I have tried to train the model on a smaller network dataset (5 classes) but I still get a testing accuracy of 0% (rounded to 0 but there are a few correct predictions) and training accuracy of 51%. In the first iterations both the training loss and testing loss decrease, and after 20 epochs the testing loss starts to increase again leading to a testing accuracy of 0%. When I inspect the predictions, I found that predictions.unique() often returns 2 or 3 labels, instead of 5.
For instance labels = [000111222333444] and predictions = [444444444000000] where predictions.unique() = [4,0].

Do you have any other idea of what could be wrong?
Thanks again for your help.

ptrblck · May 16, 2020, 8:52am

If your validation (or testing) loss increases while the training loss decreases, your model is overfitting and you would have to add more regularization.
Were you able to completely overfit the small dataset, i.e. did your model reach ~100% accuracy on the training set?
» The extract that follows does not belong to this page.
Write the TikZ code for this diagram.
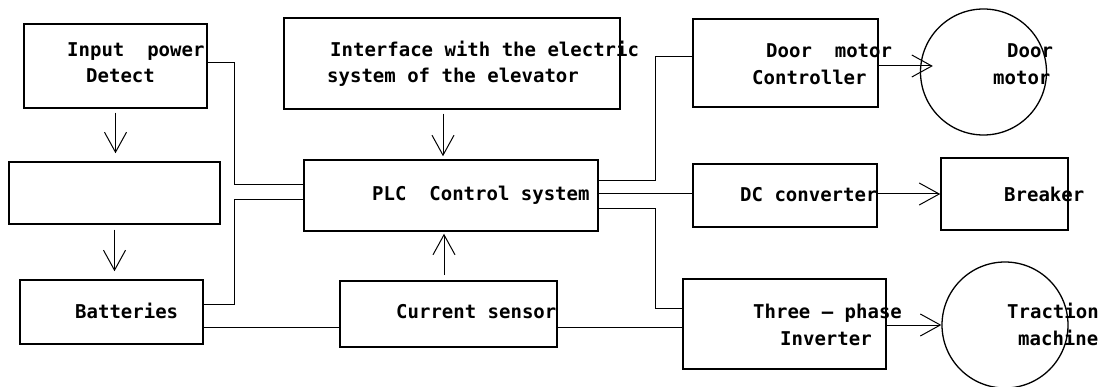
\documentclass[tikz,border=0pt]{standalone}
\usepackage{fontspec}
\setmonofont{DejaVu Sans Mono}
\usetikzlibrary{arrows.meta}

\begin{document}
\begin{tikzpicture}[x=1pt,y=-1pt,
  blk/.style={draw,line width=1.5pt,inner sep=0pt},
  motor/.style={draw,circle,line width=1.3pt,inner sep=0pt,minimum size=126pt},
  txt/.style={anchor=base west,inner sep=0pt,font=\ttfamily\bfseries\fontsize{19}{22}\selectfont},
  wire/.style={line width=1pt},
  arr/.style={wire,-{Straight Barb[length=20pt,width=22pt]}}]
\useasboundingbox (0,0) rectangle (1100,387);

% blocks
\node[blk,minimum width=183pt,minimum height=84pt] (inp) at (115.5,66) {};
\node[blk,minimum width=211pt,minimum height=62pt] (emp) at (114.5,193) {};
\node[blk,minimum width=183pt,minimum height=64pt] (bat) at (111.5,312) {};
\node[blk,minimum width=336pt,minimum height=91pt] (ifc) at (452,63.5) {};
\node[blk,minimum width=294pt,minimum height=71pt] (plc) at (451,195.5) {};
\node[blk,minimum width=217pt,minimum height=66pt] (cur) at (448.5,314) {};
\node[blk,minimum width=185pt,minimum height=88pt] (dmc) at (785.5,63) {};
\node[blk,minimum width=184pt,minimum height=63pt] (dcc) at (785,195.5) {};
\node[blk,minimum width=127pt,minimum height=72pt] (brk) at (1004.5,194) {};
\node[blk,minimum width=203pt,minimum height=90pt] (inv) at (784.5,324) {};
\node[motor] (dmo) at (983.5,72) {};
\node[motor] (trm) at (1005,325) {};

% texts
\node[txt] (inp-a) at (67,57) {Input\ \ power};
\node[txt] (inp-b) at (86,83) {Detect};
\node[txt] (ifc-a) at (330,57) {Interface with the electric};
\node[txt] (ifc-b) at (327,83) {system of the elevator};
\node[txt] (plc-a) at (372,201) {PLC\ \ Control system};
\node[txt] (cur-a) at (396,318) {Current sensor};
\node[txt] (bat-a) at (75,318) {Batteries};
\node[txt] (dmc-a) at (766,58) {Door\ \ motor};
\node[txt] (dmc-b) at (752,85) {Controller};
\node[txt] (dmo-a) at (1007,58) {Door};
\node[txt] (dmo-b) at (993,85) {motor};
\node[txt] (dcc-a) at (740,202) {DC converter};
\node[txt] (brk-a) at (1004,202) {Breaker};
\node[txt] (inv-a) at (753,318) {Three – phase};
\node[txt] (inv-b) at (780,345) {Inverter};
\node[txt] (trm-a) at (1007,318) {Traction};
\node[txt] (trm-b) at (1018,345) {machine};

% bend points
\coordinate (a1) at (234,185);
\coordinate (a2) at (234,200);
\coordinate (lo) at (0,327);
\coordinate (r1) at (655,181);
\coordinate (r2) at (655,57);
\coordinate (r3) at (0,194);
\coordinate (r4) at (655,209);
\coordinate (r5) at (655,308);
\coordinate (r6) at (0,66);

% wires
\draw[wire] ([yshift=3pt]inp.east) -| (a1) -- (a1 -| plc.west);
\draw[wire] ([yshift=8pt]bat.east) -| (a2) -- (a2 -| plc.west);
\draw[wire] (bat.east |- lo) -- (cur.west |- lo);
\draw[wire] (cur.east |- lo) -- (inv.west |- lo);
\draw[wire] (plc.east |- r1) -- (r1) -- (r2) -- (r2 -| dmc.west);
\draw[wire] (plc.east |- r3) -- (dcc.west |- r3);
\draw[wire] (plc.east |- r4) -- (r4) -- (r5) -- (r5 -| inv.west);

% arrows
\draw[arr,shorten <=4pt,shorten >=8pt] (inp.south) -- (inp.south |- emp.north);
\draw[arr,shorten <=5pt,shorten >=8pt] (emp.south) -- (emp.south |- bat.north);
\draw[arr,shorten <=4pt,shorten >=3pt] ([xshift=-9pt]ifc.south) -- ([xshift=-9pt]ifc.south |- plc.north);
\draw[arr,shorten <=5pt,shorten >=2pt] ([xshift=-4.5pt]cur.north) -- ([xshift=-4.5pt]cur.north |- plc.south);
\draw[arr,shorten >=-13pt] (dmc.east |- r6) -- (dmo.west |- r6);
\draw[arr] (dcc.east |- brk.west) -- (brk.west);
\draw[arr] (inv.east |- trm.west) -- (trm.west);
\end{tikzpicture}
\end{document}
agma · May 17, 2020, 9:47am

Yes the divergence between training loss and testing loss looks like an overfitting scenario. However the training accuracy was only 51%. I guess the issue must come from the pre-processing of the data with Pytorch geometric Data loaders.
Thanks for your help.

Thecode_geek8810 · August 30, 2021, 1:12pm

Can some one please explain how the message passing part of GCN will change if I use that for edge classification instead of node classification? Apologies if that’s a basic question, I am new to pytorch and Graph neural networks.